*DATASET EXTRACT*.
============================================================
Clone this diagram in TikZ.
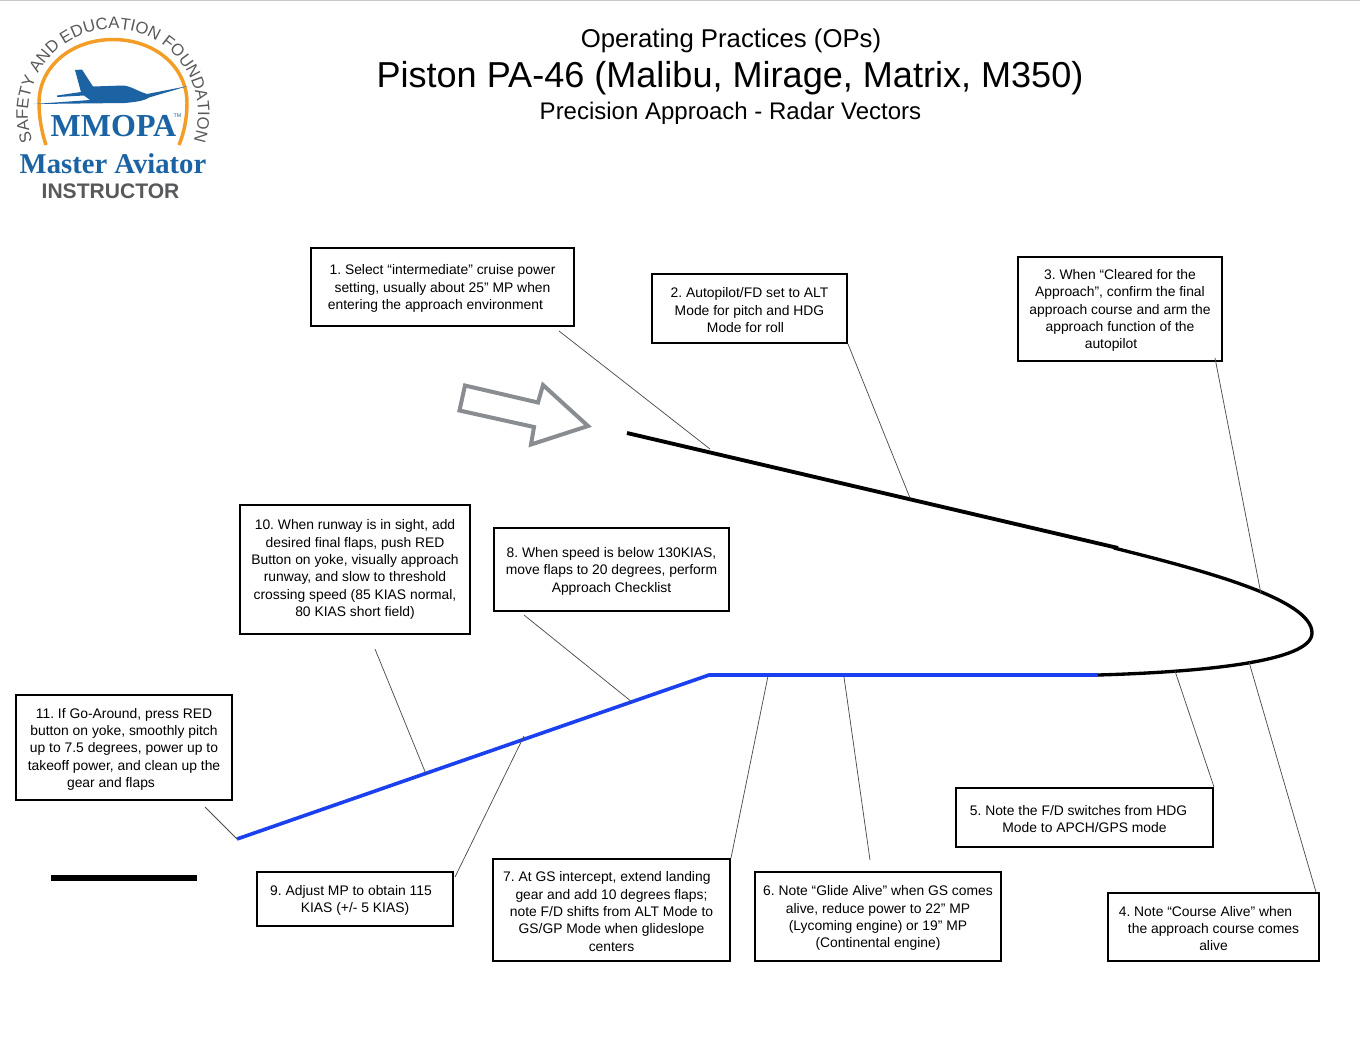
\documentclass[tikz,border=0pt]{standalone}
\usepackage{fontspec}
\setmainfont{Liberation Sans}
\newfontfamily\logoserif{Liberation Serif}
\usetikzlibrary{decorations.text}
\definecolor{logoblue}{HTML}{1B63A3}
\definecolor{logoorange}{HTML}{F39C26}
\definecolor{logogray}{HTML}{58595B}
\definecolor{arrowgray}{HTML}{898C91}
\definecolor{pathblue}{HTML}{1A40F0}
\newcommand\topfix{\rule{0pt}{10pt}}
\tikzset{
  notebox/.style={draw=black,line width=1.5pt,align=center,inner sep=0pt,
    font=\frenchspacing\fontsize{10.4pt}{13pt}\selectfont},
  leader/.style={draw=black!70,line width=.55pt},
  pathblack/.style={draw=black,line width=2.9pt},
  pathcurve/.style={draw=black,line width=2.5pt},
  pathfinal/.style={draw=pathblue,line width=2.7pt},
  titlefont/.style={font=\fontsize{19.3pt}{24pt}\selectfont,inner sep=0pt},
  plane/.style={fill=logoblue,draw=none}
}
\begin{document}
\begin{tikzpicture}[x=.75pt,y=-.75pt]
\useasboundingbox (0,0) rectangle (1360,1051);
\draw[black!22,line width=1.2pt] (0,.5) -- (1360,.5);

% Titles
\node[titlefont] (t1) at (731,41) {Operating Practices (OPs)};
\node[titlefont,font=\fontsize{27.05pt}{32pt}\selectfont] (t2) at (730,78) {Piston PA-46 (Malibu, Mirage, Matrix, M350)};
\node[titlefont,font=\fontsize{18pt}{22pt}\selectfont] (t3) at (730.5,113) {Precision Approach - Radar Vectors};

% Logo
\draw[logoorange,line width=2.6pt] (46,145) .. controls (42,133) and (39,118) .. (39,103) .. controls (39,66) and (72,39.5) .. (113,39.5) .. controls (154,39.5) and (187,66) .. (187,103) .. controls (187,118) and (184,133) .. (179,145);
\begin{scope}[shift={(113,114)},x=.75pt,y=.75pt]
\path[decorate,decoration={text along path,text align=center,
  text={|\fontsize{12.5pt}{14pt}\selectfont\color{logogray}|SAFETY AND EDUCATION FOUNDATION}}]
  (197:85) arc[start angle=197,end angle=-17,radius=85];
\end{scope}
\fill[plane] (75,70) -- (82,69.5) -- (93,86.5) -- (123,85.5) .. controls (131,86) and (137,91) .. (147,94) -- (188,86) -- (149,97.5) .. controls (144,101) and (135,102) .. (125,103) -- (34,104) -- (90,100) -- (84,95.5) -- (57,97) -- (57,95.5) -- (81,92) -- cycle;
\node[inner sep=0pt,text=logoblue,font=\logoserif\bfseries\fontsize{24pt}{26pt}\selectfont] (mm) at (113.5,126) {MMOPA};
\node[inner sep=0pt,text=logoblue,font=\fontsize{4pt}{5pt}\selectfont] (tm) at (177.5,116) {TM};
\node[inner sep=0pt,text=logoblue,font=\logoserif\bfseries\fontsize{21.5pt}{24pt}\selectfont] (ma) at (113,164) {Master Aviator};
\node[inner sep=0pt,text=logogray,font=\bfseries\fontsize{15.8pt}{18pt}\selectfont] (ins) at (110.5,191.5) {INSTRUCTOR};

% Outline arrow
\draw[arrowgray,line width=3pt,miter limit=10] (465,385.5) -- (538,402.5) -- (543,385) -- (588,426) -- (531,444.5) -- (534,427) -- (459.5,410.5) -- cycle;

% Flight path
\coordinate (p0) at (627,433);
\coordinate (p1) at (1118,548);
\coordinate (p2) at (1312,633);
\coordinate (p3) at (1098,675);
\coordinate (p4) at (709,675);
\coordinate (p5) at (237,839);
\draw[pathfinal] (p3) -- (p4) -- (p5);
\draw[pathblack] (p0) -- (p1);
\draw[pathcurve] (1114,548) .. controls (1210,572) and (1312,600) .. (p2) .. controls (1312,662) and (1200,672) .. (p3);
\coordinate (rw1) at (51,878);
\coordinate (rw2) at (197,878);
\draw[black,line width=4.2pt] (rw1) -- (rw2);

% Note boxes
\node[notebox,minimum width=263*.75pt,minimum height=78*.75pt] (b1) at (442.5,287) {\topfix1. Select “intermediate” cruise power\\setting, usually about 25” MP when\\entering the approach environment\hspace*{10.5pt}};
\node[notebox,minimum width=195*.75pt,minimum height=69*.75pt] (b2) at (749.5,308.5) {\topfix2. Autopilot/FD set to ALT\\Mode for pitch and HDG\\Mode for roll\hspace*{6pt}};
\node[notebox,minimum width=204*.75pt,minimum height=104*.75pt] (b3) at (1120,309) {\topfix3. When “Cleared for the\\Approach”, confirm the final\\approach course and arm the\\approach function of the\\autopilot\hspace*{13.5pt}};
\node[notebox,minimum width=211*.75pt,minimum height=68*.75pt] (b4) at (1213.5,927) {\topfix4. Note “Course Alive” when\hspace*{12pt}\\the approach course comes\\alive};
\node[notebox,minimum width=257*.75pt,minimum height=59*.75pt] (b5) at (1084.5,817.5) {\topfix5. Note the F/D switches from HDG\hspace*{9pt}\\Mode to APCH/GPS mode};
\node[notebox,minimum width=246*.75pt,minimum height=89*.75pt] (b6) at (878,916.5) {\topfix6. Note “Glide Alive” when GS comes\\alive, reduce power to 22” MP\\(Lycoming engine) or 19” MP\\(Continental engine)};
\node[notebox,minimum width=237*.75pt,minimum height=102*.75pt] (b7) at (611.5,910) {\topfix7. At GS intercept, extend landing\hspace*{7pt}\\gear and add 10 degrees flaps;\\note F/D shifts from ALT Mode to\\GS/GP Mode when glideslope\\centers};
\node[notebox,minimum width=235*.75pt,minimum height=83*.75pt] (b8) at (611.5,569.5) {\topfix8. When speed is below 130KIAS,\\move flaps to 20 degrees, perform\\Approach Checklist};
\node[notebox,minimum width=196*.75pt,minimum height=54*.75pt] (b9) at (355,899) {\topfix9. Adjust MP to obtain 115\hspace*{6pt}\\KIAS (+/- 5 KIAS)};
\node[notebox,minimum width=230*.75pt,minimum height=129*.75pt] (b10) at (355,569.5) {10. When runway is in sight, add\\desired final flaps, push RED\\Button on yoke, visually approach\\runway, and slow to threshold\\crossing speed (85 KIAS normal,\\80 KIAS short field)};
\node[notebox,minimum width=216*.75pt,minimum height=105*.75pt] (b11) at (124,747.5) {\topfix11. If Go-Around, press RED\\button on yoke, smoothly pitch\\up to 7.5 degrees, power up to\\takeoff power, and clean up the\\gear and flaps\hspace*{19.5pt}};

% Leader ends
\coordinate (a1) at (559,331);  \coordinate (e1) at (710,449);
\coordinate (e2) at (910,498);
\coordinate (a3) at (1215,358); \coordinate (e3) at (1261,594);
\coordinate (a4) at (1316,892); \coordinate (e4) at (1249,662);
\coordinate (e5) at (1175,671);
\coordinate (a6) at (870,860);  \coordinate (e6) at (844,677);
\coordinate (e7) at (768,676);
\coordinate (a8) at (524,615);  \coordinate (e8) at (632,702);
\coordinate (a9) at (455,877);  \coordinate (e9) at (524,736);
\coordinate (a10) at (375,649); \coordinate (e10) at (426,774);
\coordinate (a11) at (205,807);

\draw[leader] (a1) -- (e1);
\draw[leader] (b2.south east) -- (e2);
\draw[leader] (a3) -- (e3);
\draw[leader] (a4) -- (e4);
\draw[leader] (b5.north east) -- (e5);
\draw[leader] (a6) -- (e6);
\draw[leader] (b7.north east) -- (e7);
\draw[leader] (a8) -- (e8);
\draw[leader] (a9) -- (e9);
\draw[leader] (a10) -- (e10);
\draw[leader] (a11) -- (p5);
\end{tikzpicture}
\end{document}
============================================================
*TASK REQUIREMENTS*. Omit the pictures and give the material again, exactly and in full.

*EXPECTED ANSWER*.
Clone this diagram in TikZ.
\documentclass[tikz,border=0pt]{standalone}
\usepackage{fontspec}
\setmainfont{Liberation Sans}
\newfontfamily\logoserif{Liberation Serif}
\usetikzlibrary{decorations.text}
\definecolor{logoblue}{HTML}{1B63A3}
\definecolor{logoorange}{HTML}{F39C26}
\definecolor{logogray}{HTML}{58595B}
\definecolor{arrowgray}{HTML}{898C91}
\definecolor{pathblue}{HTML}{1A40F0}
\newcommand\topfix{\rule{0pt}{10pt}}
\tikzset{
  notebox/.style={draw=black,line width=1.5pt,align=center,inner sep=0pt,
    font=\frenchspacing\fontsize{10.4pt}{13pt}\selectfont},
  leader/.style={draw=black!70,line width=.55pt},
  pathblack/.style={draw=black,line width=2.9pt},
  pathcurve/.style={draw=black,line width=2.5pt},
  pathfinal/.style={draw=pathblue,line width=2.7pt},
  titlefont/.style={font=\fontsize{19.3pt}{24pt}\selectfont,inner sep=0pt},
  plane/.style={fill=logoblue,draw=none}
}
\begin{document}
\begin{tikzpicture}[x=.75pt,y=-.75pt]
\useasboundingbox (0,0) rectangle (1360,1051);
\draw[black!22,line width=1.2pt] (0,.5) -- (1360,.5);

% Titles
\node[titlefont] (t1) at (731,41) {Operating Practices (OPs)};
\node[titlefont,font=\fontsize{27.05pt}{32pt}\selectfont] (t2) at (730,78) {Piston PA-46 (Malibu, Mirage, Matrix, M350)};
\node[titlefont,font=\fontsize{18pt}{22pt}\selectfont] (t3) at (730.5,113) {Precision Approach - Radar Vectors};

% Logo
\draw[logoorange,line width=2.6pt] (46,145) .. controls (42,133) and (39,118) .. (39,103) .. controls (39,66) and (72,39.5) .. (113,39.5) .. controls (154,39.5) and (187,66) .. (187,103) .. controls (187,118) and (184,133) .. (179,145);
\begin{scope}[shift={(113,114)},x=.75pt,y=.75pt]
\path[decorate,decoration={text along path,text align=center,
  text={|\fontsize{12.5pt}{14pt}\selectfont\color{logogray}|SAFETY AND EDUCATION FOUNDATION}}]
  (197:85) arc[start angle=197,end angle=-17,radius=85];
\end{scope}
\fill[plane] (75,70) -- (82,69.5) -- (93,86.5) -- (123,85.5) .. controls (131,86) and (137,91) .. (147,94) -- (188,86) -- (149,97.5) .. controls (144,101) and (135,102) .. (125,103) -- (34,104) -- (90,100) -- (84,95.5) -- (57,97) -- (57,95.5) -- (81,92) -- cycle;
\node[inner sep=0pt,text=logoblue,font=\logoserif\bfseries\fontsize{24pt}{26pt}\selectfont] (mm) at (113.5,126) {MMOPA};
\node[inner sep=0pt,text=logoblue,font=\fontsize{4pt}{5pt}\selectfont] (tm) at (177.5,116) {TM};
\node[inner sep=0pt,text=logoblue,font=\logoserif\bfseries\fontsize{21.5pt}{24pt}\selectfont] (ma) at (113,164) {Master Aviator};
\node[inner sep=0pt,text=logogray,font=\bfseries\fontsize{15.8pt}{18pt}\selectfont] (ins) at (110.5,191.5) {INSTRUCTOR};

% Outline arrow
\draw[arrowgray,line width=3pt,miter limit=10] (465,385.5) -- (538,402.5) -- (543,385) -- (588,426) -- (531,444.5) -- (534,427) -- (459.5,410.5) -- cycle;

% Flight path
\coordinate (p0) at (627,433);
\coordinate (p1) at (1118,548);
\coordinate (p2) at (1312,633);
\coordinate (p3) at (1098,675);
\coordinate (p4) at (709,675);
\coordinate (p5) at (237,839);
\draw[pathfinal] (p3) -- (p4) -- (p5);
\draw[pathblack] (p0) -- (p1);
\draw[pathcurve] (1114,548) .. controls (1210,572) and (1312,600) .. (p2) .. controls (1312,662) and (1200,672) .. (p3);
\coordinate (rw1) at (51,878);
\coordinate (rw2) at (197,878);
\draw[black,line width=4.2pt] (rw1) -- (rw2);

% Note boxes
\node[notebox,minimum width=263*.75pt,minimum height=78*.75pt] (b1) at (442.5,287) {\topfix1. Select “intermediate” cruise power\\setting, usually about 25” MP when\\entering the approach environment\hspace*{10.5pt}};
\node[notebox,minimum width=195*.75pt,minimum height=69*.75pt] (b2) at (749.5,308.5) {\topfix2. Autopilot/FD set to ALT\\Mode for pitch and HDG\\Mode for roll\hspace*{6pt}};
\node[notebox,minimum width=204*.75pt,minimum height=104*.75pt] (b3) at (1120,309) {\topfix3. When “Cleared for the\\Approach”, confirm the final\\approach course and arm the\\approach function of the\\autopilot\hspace*{13.5pt}};
\node[notebox,minimum width=211*.75pt,minimum height=68*.75pt] (b4) at (1213.5,927) {\topfix4. Note “Course Alive” when\hspace*{12pt}\\the approach course comes\\alive};
\node[notebox,minimum width=257*.75pt,minimum height=59*.75pt] (b5) at (1084.5,817.5) {\topfix5. Note the F/D switches from HDG\hspace*{9pt}\\Mode to APCH/GPS mode};
\node[notebox,minimum width=246*.75pt,minimum height=89*.75pt] (b6) at (878,916.5) {\topfix6. Note “Glide Alive” when GS comes\\alive, reduce power to 22” MP\\(Lycoming engine) or 19” MP\\(Continental engine)};
\node[notebox,minimum width=237*.75pt,minimum height=102*.75pt] (b7) at (611.5,910) {\topfix7. At GS intercept, extend landing\hspace*{7pt}\\gear and add 10 degrees flaps;\\note F/D shifts from ALT Mode to\\GS/GP Mode when glideslope\\centers};
\node[notebox,minimum width=235*.75pt,minimum height=83*.75pt] (b8) at (611.5,569.5) {\topfix8. When speed is below 130KIAS,\\move flaps to 20 degrees, perform\\Approach Checklist};
\node[notebox,minimum width=196*.75pt,minimum height=54*.75pt] (b9) at (355,899) {\topfix9. Adjust MP to obtain 115\hspace*{6pt}\\KIAS (+/- 5 KIAS)};
\node[notebox,minimum width=230*.75pt,minimum height=129*.75pt] (b10) at (355,569.5) {10. When runway is in sight, add\\desired final flaps, push RED\\Button on yoke, visually approach\\runway, and slow to threshold\\crossing speed (85 KIAS normal,\\80 KIAS short field)};
\node[notebox,minimum width=216*.75pt,minimum height=105*.75pt] (b11) at (124,747.5) {\topfix11. If Go-Around, press RED\\button on yoke, smoothly pitch\\up to 7.5 degrees, power up to\\takeoff power, and clean up the\\gear and flaps\hspace*{19.5pt}};

% Leader ends
\coordinate (a1) at (559,331);  \coordinate (e1) at (710,449);
\coordinate (e2) at (910,498);
\coordinate (a3) at (1215,358); \coordinate (e3) at (1261,594);
\coordinate (a4) at (1316,892); \coordinate (e4) at (1249,662);
\coordinate (e5) at (1175,671);
\coordinate (a6) at (870,860);  \coordinate (e6) at (844,677);
\coordinate (e7) at (768,676);
\coordinate (a8) at (524,615);  \coordinate (e8) at (632,702);
\coordinate (a9) at (455,877);  \coordinate (e9) at (524,736);
\coordinate (a10) at (375,649); \coordinate (e10) at (426,774);
\coordinate (a11) at (205,807);

\draw[leader] (a1) -- (e1);
\draw[leader] (b2.south east) -- (e2);
\draw[leader] (a3) -- (e3);
\draw[leader] (a4) -- (e4);
\draw[leader] (b5.north east) -- (e5);
\draw[leader] (a6) -- (e6);
\draw[leader] (b7.north east) -- (e7);
\draw[leader] (a8) -- (e8);
\draw[leader] (a9) -- (e9);
\draw[leader] (a10) -- (e10);
\draw[leader] (a11) -- (p5);
\end{tikzpicture}
\end{document}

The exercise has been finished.